Menschen erlernen eine Vielzahl von Erlebens- und Verhaltensweisen durch Beobachtung von Personen, die als Vorbilder (Modelle) gelten. Ob ein Modell viel oder wenig Aufmerksamkeit erhält, hängt von den Persönlichkeitsmerkmalen, der Art der Beziehung zwischen Modell und Beobachter:in sowie der Situation ab. Innerhalb der Psychologie gibt es verschiedene Theorien des Modelllernens – die umfangreichste und empirisch am besten abgesicherte Theorie geht auf Albert Bandura zurück.
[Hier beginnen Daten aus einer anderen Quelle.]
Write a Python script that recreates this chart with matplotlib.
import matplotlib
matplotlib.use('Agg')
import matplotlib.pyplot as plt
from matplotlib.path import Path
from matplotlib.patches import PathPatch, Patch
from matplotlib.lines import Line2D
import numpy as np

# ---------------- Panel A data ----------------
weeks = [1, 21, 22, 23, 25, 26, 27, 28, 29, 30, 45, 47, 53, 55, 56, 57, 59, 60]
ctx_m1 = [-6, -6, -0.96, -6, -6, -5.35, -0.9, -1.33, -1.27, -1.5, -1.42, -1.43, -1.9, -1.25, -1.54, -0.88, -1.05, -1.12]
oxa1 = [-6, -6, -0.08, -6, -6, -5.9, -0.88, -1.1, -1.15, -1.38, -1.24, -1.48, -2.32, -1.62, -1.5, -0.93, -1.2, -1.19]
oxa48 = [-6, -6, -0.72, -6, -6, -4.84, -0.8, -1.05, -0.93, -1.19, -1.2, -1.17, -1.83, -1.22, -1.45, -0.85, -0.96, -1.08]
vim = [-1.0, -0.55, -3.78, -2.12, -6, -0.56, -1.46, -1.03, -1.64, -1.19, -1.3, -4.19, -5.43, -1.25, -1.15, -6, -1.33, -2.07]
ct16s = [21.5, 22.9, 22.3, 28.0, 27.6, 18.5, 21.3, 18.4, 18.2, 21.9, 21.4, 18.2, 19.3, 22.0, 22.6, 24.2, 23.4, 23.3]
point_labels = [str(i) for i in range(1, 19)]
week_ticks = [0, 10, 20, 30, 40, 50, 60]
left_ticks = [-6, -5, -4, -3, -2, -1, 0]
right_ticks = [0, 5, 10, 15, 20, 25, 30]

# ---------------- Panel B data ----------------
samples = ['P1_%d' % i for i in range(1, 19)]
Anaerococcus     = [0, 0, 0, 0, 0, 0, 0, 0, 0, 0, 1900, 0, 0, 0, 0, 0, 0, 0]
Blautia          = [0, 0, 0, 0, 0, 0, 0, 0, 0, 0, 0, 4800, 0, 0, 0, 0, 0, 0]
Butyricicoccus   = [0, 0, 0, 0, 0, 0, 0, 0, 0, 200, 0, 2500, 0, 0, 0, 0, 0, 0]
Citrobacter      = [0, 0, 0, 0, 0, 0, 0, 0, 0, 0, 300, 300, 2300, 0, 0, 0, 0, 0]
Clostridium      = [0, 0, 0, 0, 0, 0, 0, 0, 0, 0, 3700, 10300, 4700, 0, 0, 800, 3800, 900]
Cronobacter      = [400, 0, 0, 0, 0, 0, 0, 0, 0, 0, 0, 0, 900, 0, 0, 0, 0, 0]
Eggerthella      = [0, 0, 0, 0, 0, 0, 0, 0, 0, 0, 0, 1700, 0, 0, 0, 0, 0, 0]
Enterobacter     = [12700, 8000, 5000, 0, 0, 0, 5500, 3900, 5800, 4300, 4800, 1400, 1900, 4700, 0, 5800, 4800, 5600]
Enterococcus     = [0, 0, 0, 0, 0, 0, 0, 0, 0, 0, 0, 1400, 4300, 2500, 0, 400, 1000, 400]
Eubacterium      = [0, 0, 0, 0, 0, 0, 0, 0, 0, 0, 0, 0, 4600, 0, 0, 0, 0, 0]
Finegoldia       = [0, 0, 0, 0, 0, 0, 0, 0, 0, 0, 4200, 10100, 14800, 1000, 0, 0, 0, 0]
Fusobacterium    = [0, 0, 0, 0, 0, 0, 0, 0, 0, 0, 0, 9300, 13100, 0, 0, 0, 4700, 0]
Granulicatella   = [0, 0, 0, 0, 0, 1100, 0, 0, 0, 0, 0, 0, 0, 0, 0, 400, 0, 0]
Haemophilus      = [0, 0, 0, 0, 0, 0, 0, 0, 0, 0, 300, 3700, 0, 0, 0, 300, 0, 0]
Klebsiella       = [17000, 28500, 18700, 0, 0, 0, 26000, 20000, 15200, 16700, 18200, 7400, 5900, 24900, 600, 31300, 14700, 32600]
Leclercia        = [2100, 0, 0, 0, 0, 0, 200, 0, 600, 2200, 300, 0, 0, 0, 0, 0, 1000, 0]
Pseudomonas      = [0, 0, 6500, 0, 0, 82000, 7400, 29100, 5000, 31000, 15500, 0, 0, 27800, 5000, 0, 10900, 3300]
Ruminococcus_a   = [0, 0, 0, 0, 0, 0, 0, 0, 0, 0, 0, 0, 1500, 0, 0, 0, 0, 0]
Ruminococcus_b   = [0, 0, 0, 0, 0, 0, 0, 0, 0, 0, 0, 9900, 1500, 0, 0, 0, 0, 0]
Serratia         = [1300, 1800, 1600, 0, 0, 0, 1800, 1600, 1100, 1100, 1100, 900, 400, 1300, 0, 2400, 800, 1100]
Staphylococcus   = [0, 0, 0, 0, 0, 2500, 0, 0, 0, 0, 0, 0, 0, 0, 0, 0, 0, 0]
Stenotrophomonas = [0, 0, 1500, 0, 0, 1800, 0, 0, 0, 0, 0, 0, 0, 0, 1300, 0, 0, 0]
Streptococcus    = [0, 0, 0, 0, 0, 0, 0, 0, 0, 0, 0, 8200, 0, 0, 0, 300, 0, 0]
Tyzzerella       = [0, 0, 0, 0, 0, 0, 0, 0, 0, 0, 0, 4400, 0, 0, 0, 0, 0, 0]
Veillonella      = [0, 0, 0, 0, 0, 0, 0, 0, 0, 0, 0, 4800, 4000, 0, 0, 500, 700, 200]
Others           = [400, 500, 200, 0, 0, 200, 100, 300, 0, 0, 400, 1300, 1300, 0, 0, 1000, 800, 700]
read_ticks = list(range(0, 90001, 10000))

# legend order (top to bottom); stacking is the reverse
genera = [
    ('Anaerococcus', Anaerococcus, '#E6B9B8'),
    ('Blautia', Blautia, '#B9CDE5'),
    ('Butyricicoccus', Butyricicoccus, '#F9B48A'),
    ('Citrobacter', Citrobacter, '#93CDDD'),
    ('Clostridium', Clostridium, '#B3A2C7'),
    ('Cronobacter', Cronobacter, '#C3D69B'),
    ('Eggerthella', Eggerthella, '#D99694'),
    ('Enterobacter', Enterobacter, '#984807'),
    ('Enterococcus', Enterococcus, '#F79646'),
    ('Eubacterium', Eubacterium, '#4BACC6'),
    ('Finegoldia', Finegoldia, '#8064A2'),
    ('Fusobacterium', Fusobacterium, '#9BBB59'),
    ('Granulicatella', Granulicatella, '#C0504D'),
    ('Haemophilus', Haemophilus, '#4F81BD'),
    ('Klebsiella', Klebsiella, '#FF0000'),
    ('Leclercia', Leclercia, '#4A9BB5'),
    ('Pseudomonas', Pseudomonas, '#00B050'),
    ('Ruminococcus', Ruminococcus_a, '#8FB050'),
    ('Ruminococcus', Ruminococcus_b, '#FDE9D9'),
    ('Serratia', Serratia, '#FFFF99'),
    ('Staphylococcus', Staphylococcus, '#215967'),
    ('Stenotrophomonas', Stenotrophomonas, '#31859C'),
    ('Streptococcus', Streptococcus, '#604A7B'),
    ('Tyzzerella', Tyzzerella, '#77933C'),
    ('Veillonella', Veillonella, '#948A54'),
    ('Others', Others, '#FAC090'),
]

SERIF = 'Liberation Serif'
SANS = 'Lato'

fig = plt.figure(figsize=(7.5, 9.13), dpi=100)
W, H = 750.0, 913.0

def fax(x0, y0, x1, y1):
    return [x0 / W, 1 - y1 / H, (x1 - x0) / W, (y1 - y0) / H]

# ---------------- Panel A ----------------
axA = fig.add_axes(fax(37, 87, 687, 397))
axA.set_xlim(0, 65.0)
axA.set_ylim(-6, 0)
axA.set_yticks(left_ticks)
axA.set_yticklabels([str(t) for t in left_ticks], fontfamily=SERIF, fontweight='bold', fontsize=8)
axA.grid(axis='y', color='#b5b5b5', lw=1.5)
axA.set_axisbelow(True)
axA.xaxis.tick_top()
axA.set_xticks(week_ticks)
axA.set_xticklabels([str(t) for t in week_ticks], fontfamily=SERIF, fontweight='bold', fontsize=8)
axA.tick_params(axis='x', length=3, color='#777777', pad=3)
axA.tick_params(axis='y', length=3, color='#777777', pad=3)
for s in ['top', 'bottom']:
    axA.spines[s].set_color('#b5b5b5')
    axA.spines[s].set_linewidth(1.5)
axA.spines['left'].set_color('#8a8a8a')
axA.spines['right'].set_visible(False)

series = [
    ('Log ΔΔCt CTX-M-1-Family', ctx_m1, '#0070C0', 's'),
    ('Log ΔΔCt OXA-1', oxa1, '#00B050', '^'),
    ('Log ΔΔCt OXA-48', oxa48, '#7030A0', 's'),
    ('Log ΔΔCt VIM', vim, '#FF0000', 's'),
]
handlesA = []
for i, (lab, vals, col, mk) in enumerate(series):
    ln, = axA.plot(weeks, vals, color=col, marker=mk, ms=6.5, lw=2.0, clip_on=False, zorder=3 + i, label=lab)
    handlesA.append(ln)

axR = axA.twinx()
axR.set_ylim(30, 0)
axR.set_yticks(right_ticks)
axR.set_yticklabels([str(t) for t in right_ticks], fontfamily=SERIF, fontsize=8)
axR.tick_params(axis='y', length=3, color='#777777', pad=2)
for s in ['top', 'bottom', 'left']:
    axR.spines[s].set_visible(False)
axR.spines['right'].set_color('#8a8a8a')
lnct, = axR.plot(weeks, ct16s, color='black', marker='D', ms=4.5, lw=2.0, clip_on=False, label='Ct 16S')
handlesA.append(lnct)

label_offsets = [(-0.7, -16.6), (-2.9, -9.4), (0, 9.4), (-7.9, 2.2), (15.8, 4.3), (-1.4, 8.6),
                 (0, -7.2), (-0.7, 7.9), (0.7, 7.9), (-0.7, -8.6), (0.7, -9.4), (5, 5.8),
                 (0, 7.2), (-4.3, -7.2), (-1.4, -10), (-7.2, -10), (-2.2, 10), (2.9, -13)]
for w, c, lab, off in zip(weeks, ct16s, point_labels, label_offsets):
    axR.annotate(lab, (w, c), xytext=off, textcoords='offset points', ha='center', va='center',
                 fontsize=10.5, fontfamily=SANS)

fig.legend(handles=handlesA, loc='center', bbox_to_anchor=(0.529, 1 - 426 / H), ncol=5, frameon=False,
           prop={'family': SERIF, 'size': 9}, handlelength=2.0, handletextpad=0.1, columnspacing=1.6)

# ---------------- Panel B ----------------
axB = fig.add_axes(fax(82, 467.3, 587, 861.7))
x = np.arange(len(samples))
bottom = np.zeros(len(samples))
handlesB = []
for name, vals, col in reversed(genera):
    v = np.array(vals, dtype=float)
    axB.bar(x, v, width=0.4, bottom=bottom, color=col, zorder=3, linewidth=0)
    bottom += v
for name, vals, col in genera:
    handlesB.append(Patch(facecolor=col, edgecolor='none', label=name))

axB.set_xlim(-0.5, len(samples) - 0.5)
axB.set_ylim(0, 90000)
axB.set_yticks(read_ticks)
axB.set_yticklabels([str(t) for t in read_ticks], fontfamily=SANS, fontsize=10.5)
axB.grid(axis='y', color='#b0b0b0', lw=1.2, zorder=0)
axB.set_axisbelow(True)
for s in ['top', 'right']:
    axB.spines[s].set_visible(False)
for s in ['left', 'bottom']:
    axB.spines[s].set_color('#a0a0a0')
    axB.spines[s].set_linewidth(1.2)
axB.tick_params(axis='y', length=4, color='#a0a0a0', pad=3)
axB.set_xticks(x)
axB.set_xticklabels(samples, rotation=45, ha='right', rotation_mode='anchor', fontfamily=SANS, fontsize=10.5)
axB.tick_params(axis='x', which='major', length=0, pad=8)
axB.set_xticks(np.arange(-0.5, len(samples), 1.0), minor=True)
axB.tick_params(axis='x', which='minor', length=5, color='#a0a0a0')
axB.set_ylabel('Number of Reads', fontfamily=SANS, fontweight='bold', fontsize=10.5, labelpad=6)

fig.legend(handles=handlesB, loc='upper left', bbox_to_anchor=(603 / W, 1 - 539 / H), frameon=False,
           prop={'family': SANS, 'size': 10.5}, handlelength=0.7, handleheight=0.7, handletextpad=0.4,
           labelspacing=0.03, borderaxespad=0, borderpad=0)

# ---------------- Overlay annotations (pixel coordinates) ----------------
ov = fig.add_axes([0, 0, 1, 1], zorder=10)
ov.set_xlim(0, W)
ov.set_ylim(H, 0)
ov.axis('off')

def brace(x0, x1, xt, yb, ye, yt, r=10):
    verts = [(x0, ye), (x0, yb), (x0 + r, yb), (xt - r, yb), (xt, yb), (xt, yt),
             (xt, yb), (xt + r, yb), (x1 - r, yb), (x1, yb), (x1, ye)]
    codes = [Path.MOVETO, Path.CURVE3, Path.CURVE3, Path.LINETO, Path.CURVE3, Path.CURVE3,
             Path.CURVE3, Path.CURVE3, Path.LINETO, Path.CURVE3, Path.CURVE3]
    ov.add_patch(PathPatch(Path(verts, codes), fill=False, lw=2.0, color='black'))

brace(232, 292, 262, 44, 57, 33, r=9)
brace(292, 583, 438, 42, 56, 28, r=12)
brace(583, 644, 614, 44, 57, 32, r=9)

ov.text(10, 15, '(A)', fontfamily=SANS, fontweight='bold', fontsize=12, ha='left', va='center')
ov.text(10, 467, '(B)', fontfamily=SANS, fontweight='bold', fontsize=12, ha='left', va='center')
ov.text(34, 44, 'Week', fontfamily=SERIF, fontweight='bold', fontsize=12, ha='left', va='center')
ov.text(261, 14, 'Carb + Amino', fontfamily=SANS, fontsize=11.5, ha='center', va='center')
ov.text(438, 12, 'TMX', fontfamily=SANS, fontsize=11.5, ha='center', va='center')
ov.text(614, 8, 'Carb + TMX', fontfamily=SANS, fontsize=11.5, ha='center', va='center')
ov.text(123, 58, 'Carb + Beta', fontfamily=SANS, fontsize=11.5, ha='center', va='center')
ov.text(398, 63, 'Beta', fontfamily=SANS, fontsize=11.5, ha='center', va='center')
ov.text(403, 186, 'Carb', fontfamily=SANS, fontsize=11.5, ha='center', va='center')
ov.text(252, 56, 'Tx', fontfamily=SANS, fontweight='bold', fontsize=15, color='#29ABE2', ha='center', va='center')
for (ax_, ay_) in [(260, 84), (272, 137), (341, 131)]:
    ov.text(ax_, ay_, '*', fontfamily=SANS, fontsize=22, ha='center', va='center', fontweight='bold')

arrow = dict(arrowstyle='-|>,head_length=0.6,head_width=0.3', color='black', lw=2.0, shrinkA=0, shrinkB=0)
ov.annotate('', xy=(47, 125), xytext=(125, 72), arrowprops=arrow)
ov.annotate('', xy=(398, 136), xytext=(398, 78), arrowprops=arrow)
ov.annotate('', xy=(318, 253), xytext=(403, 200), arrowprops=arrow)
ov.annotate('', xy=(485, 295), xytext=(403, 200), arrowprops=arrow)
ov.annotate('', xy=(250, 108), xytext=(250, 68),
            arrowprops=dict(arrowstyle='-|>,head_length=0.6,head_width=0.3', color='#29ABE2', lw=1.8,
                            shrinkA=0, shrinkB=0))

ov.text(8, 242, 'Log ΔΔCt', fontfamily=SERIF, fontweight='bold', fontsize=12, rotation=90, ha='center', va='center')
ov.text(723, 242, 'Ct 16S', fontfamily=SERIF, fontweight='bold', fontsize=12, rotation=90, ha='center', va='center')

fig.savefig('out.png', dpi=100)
Bandura unterteilt das Lernen in zwei Phasen: die Aneignungsphase und die Ausführungsphase.
Bei der Aneignungsphase geht es um das Erkennen und Sammeln. Dabei speichert der/die Beobachter:in die Situation im Gehirn. In der Ausführungsphase wird das gesehene oder gehörte Verhalten eingeübt. Dabei greift das Gehirn auf die dafür relevanten Prozesse zurück. Verhalten und Handlungen werden oft mehrfach geübt. Die beobachtende Person gleicht dabei immer wieder die abgespeicherte Situation mit der vorhandenen Situation ab, um das Verhalten anzupassen und zu verbessern.
Zusätzlich zu diesen grundlegenden Phasen betont Bandura die Bedeutung der Motivation und der Selbstwirksamkeit. Ein Beobachter ist eher geneigt, ein Verhalten nachzuahmen, wenn er glaubt, dass er es erfolgreich ausführen kann (Selbstwirksamkeit) und wenn er dafür positive Verstärkung erwartet. Motivierende Faktoren können sowohl externe Belohnungen als auch interne Zufriedenheit und Anerkennung sein.
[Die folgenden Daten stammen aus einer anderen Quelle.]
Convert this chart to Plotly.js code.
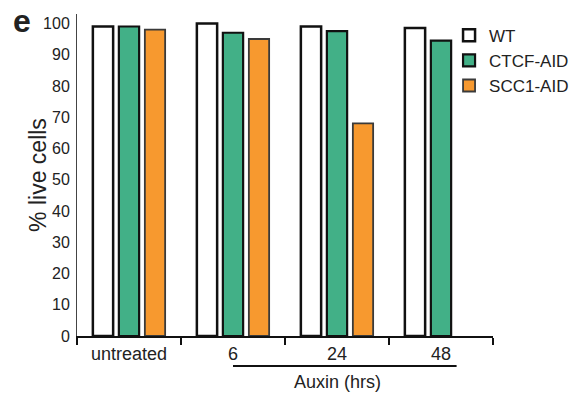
<!DOCTYPE html>
<html>
<head>
<meta charset="utf-8">
<script src="https://cdn.plot.ly/plotly-3.0.1.min.js"></script>
<style>html,body{margin:0;padding:0;background:#fff;}#chart{width:587px;height:394px;}</style>
</head>
<body>
<div id="chart"></div>
<script>
const categories = ['untreated', '6', '24', '48'];
const wtValues = [99, 100, 99, 98.5];
const ctcfValues = [99, 97, 97.5, 94.5];
const scc1Values = [98, 95, 68, null];
const seriesNames = ['WT', 'CTCF-AID', 'SCC1-AID'];
const yTicks = [0, 10, 20, 30, 40, 50, 60, 70, 80, 90, 100];

const FONT = 'Arial, "Liberation Sans", Helvetica, sans-serif';

const traces = [
  {name: seriesNames[0], y: wtValues, fill: '#ffffff', line: '#111111', lw: 2.5},
  {name: seriesNames[1], y: ctcfValues, fill: '#42b087', line: '#111111', lw: 2.2},
  {name: seriesNames[2], y: scc1Values, fill: '#f7992f', line: '#3a3a3a', lw: 1.8}
].map(s => ({
  type: 'bar',
  name: s.name,
  x: categories,
  y: s.y,
  marker: {color: s.fill, line: {color: s.line, width: s.lw}},
  hoverinfo: 'x+y+name'
}));

const layout = {
  width: 587,
  height: 394,
  margin: {l: 77, r: 94, t: 14, b: 58, autoexpand: false},
  paper_bgcolor: '#ffffff',
  plot_bgcolor: '#ffffff',
  font: {family: FONT, color: '#222222', size: 15},
  barmode: 'group',
  bargap: 0.25,
  bargroupgap: 0.22,
  showlegend: true,
  legend: {
    xref: 'container', yref: 'container',
    x: 0.765, xanchor: 'left', y: 0.955, yanchor: 'top',
    font: {family: FONT, size: 17, color: '#222222'},
    itemwidth: 30, tracegroupgap: 0, bgcolor: 'rgba(0,0,0,0)'
  },
  xaxis: {
    type: 'category',
    range: [-0.5, 3.5],
    showline: true, linecolor: '#111111', linewidth: 2,
    ticks: 'outside', tickson: 'boundaries', ticklen: 7, tickwidth: 1.5, tickcolor: '#111111',
    tickfont: {family: FONT, size: 18, color: '#222222'},
    showgrid: false, zeroline: false, fixedrange: true
  },
  yaxis: {
    range: [0, 103],
    tickvals: yTicks,
    ticktext: yTicks.map(String),
    showline: true, linecolor: '#444444', linewidth: 1,
    ticks: '', ticklabelstandoff: 3,
    tickfont: {family: FONT, size: 16, color: '#222222'},
    showgrid: false, zeroline: false, fixedrange: true
  },
  shapes: [
    {type: 'line', xref: 'x', yref: 'paper', x0: 1.0, x1: 3.15, y0: -0.093, y1: -0.093,
     line: {color: '#111111', width: 2}}
  ],
  annotations: [
    {text: 'Auxin (hrs)', xref: 'paper', yref: 'paper', x: 0.627, y: -0.143,
     xanchor: 'center', yanchor: 'middle', showarrow: false,
     font: {family: FONT, size: 18, color: '#222222'}},
    {text: '% live cells', xref: 'paper', yref: 'paper', x: -0.094, y: 0.5,
     xanchor: 'center', yanchor: 'middle', textangle: -90, showarrow: false,
     font: {family: FONT, size: 23, color: '#222222'}},
    {text: '<b>e</b>', xref: 'paper', yref: 'paper', x: -0.132, y: 0.978,
     xanchor: 'center', yanchor: 'middle', showarrow: false,
     font: {family: FONT, size: 32, color: '#222222'}}
  ]
};

Plotly.newPlot('chart', traces, layout, {displayModeBar: false, staticPlot: true});
</script>
</body>
</html>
Ein weiterer wichtiger Aspekt des Modelllernens ist die Rolle der Aufmerksamkeit. Nur wenn der Beobachter dem Modell ausreichend Aufmerksamkeit schenkt, kann er die relevanten Verhaltensweisen und deren Konsequenzen wahrnehmen und speichern. Die Fähigkeit, aufmerksam zu sein, kann durch verschiedene Faktoren beeinflusst werden, wie die Auffälligkeit des Modells, die Relevanz des Verhaltens für den Beobachter und die Komplexität der Situation.
Banduras Theorie des Modelllernens hat weitreichende Anwendungen in verschiedenen Bereichen wie Erziehung, Therapie, und Medien. In der Erziehung kann bewusstes Vorbildverhalten von Lehrkräften und Eltern dazu beitragen, erwünschte Verhaltensweisen bei Kindern zu fördern. In der Therapie wird Modelllernen genutzt, um Klienten neue, adaptive Verhaltensweisen zu vermitteln. In den Medien wird oft diskutiert, wie das Verhalten von Charakteren in Filmen und Spielen das Verhalten der Zuschauer beeinflusst.
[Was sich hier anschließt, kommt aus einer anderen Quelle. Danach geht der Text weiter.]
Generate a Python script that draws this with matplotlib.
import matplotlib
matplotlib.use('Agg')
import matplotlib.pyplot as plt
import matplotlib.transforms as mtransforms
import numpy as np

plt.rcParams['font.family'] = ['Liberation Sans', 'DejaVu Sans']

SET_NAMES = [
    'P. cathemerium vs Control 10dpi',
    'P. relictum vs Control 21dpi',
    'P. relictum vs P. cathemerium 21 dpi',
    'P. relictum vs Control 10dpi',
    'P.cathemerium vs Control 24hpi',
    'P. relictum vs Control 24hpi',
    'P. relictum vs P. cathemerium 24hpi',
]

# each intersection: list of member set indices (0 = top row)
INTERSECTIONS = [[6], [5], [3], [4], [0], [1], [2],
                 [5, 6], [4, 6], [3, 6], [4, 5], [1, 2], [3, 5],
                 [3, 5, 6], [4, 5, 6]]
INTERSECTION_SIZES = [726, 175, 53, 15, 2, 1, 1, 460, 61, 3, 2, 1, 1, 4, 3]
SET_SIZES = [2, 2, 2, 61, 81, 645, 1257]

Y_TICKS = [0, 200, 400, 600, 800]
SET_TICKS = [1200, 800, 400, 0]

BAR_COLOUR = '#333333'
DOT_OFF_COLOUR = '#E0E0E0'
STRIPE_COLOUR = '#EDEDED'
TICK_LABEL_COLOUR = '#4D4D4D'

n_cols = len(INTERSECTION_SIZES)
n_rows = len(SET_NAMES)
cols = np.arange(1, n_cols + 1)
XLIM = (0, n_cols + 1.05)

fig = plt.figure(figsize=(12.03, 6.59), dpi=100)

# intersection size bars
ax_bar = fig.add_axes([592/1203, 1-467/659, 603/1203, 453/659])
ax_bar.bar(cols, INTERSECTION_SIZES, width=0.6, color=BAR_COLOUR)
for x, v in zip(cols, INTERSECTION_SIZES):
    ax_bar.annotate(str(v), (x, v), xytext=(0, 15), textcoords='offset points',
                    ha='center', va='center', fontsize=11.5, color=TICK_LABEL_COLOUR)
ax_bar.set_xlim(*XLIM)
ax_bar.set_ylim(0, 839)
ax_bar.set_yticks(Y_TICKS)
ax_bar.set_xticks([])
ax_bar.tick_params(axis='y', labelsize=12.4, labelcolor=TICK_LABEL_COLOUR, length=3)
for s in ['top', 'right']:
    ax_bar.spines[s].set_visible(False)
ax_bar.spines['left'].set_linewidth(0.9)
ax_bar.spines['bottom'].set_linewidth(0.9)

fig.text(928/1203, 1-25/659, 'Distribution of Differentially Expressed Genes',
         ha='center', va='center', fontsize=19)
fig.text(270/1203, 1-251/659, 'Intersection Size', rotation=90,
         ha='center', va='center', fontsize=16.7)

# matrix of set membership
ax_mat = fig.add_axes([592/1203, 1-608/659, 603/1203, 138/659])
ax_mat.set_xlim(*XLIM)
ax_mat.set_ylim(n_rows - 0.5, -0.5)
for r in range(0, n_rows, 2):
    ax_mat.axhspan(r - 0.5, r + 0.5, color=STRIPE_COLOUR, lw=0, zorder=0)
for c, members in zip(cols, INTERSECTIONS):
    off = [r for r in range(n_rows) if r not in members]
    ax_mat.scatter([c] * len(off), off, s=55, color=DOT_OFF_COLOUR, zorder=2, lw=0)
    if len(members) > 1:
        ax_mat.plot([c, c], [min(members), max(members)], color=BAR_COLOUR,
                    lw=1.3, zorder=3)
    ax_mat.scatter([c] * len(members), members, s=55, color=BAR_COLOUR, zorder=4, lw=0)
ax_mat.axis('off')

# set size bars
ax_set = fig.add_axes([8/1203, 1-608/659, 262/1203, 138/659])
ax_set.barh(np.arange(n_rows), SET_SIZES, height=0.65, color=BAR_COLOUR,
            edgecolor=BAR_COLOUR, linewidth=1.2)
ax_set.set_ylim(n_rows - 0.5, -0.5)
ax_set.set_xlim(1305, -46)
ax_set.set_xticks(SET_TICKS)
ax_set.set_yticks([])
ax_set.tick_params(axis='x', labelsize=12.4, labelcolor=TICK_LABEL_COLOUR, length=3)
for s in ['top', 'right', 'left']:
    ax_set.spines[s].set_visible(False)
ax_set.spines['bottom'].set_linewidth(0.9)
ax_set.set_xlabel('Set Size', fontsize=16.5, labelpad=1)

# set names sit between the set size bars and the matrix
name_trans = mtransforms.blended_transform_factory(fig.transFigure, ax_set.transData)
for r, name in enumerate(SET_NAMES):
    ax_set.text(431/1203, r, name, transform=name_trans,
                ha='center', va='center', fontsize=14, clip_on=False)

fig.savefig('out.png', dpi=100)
Die Forschung zeigt, dass nicht nur direktes Beobachten von realen Personen, sondern auch das Beobachten von Modellen in Büchern, Filmen oder durch digitale Medien effektiv sein kann. Dies hat weitreichende Implikationen für die Art und Weise, wie Informationen und Verhaltensweisen in unserer modernen, medienzentrierten Gesellschaft vermittelt werden.
Banduras Konzept des Modelllernens unterstreicht auch die Bedeutung der sozialen Umgebung für den Lernprozess. Menschen sind soziale Wesen, und viel von dem, was sie lernen, geschieht in Interaktion mit anderen. Dies bedeutet, dass die Qualität und Art der sozialen Interaktionen, die Menschen haben, einen erheblichen Einfluss darauf haben kann, was und wie sie lernen.
Abschließend lässt sich sagen, dass Modelllernen ein komplexer und vielschichtiger Prozess ist, der weit über einfaches Nachahmen hinausgeht. Es umfasst kognitive, motivationale und soziale Komponenten und spielt eine entscheidende Rolle in der Entwicklung von Verhalten und Fähigkeiten. Die Theorie von Albert Bandura bietet einen tiefen Einblick in diese Prozesse und bleibt eine zentrale Grundlage in der modernen Lern- und Verhaltenspsychologie. (vgl. Hobmaier Hermann et al., 2019, S.257-266).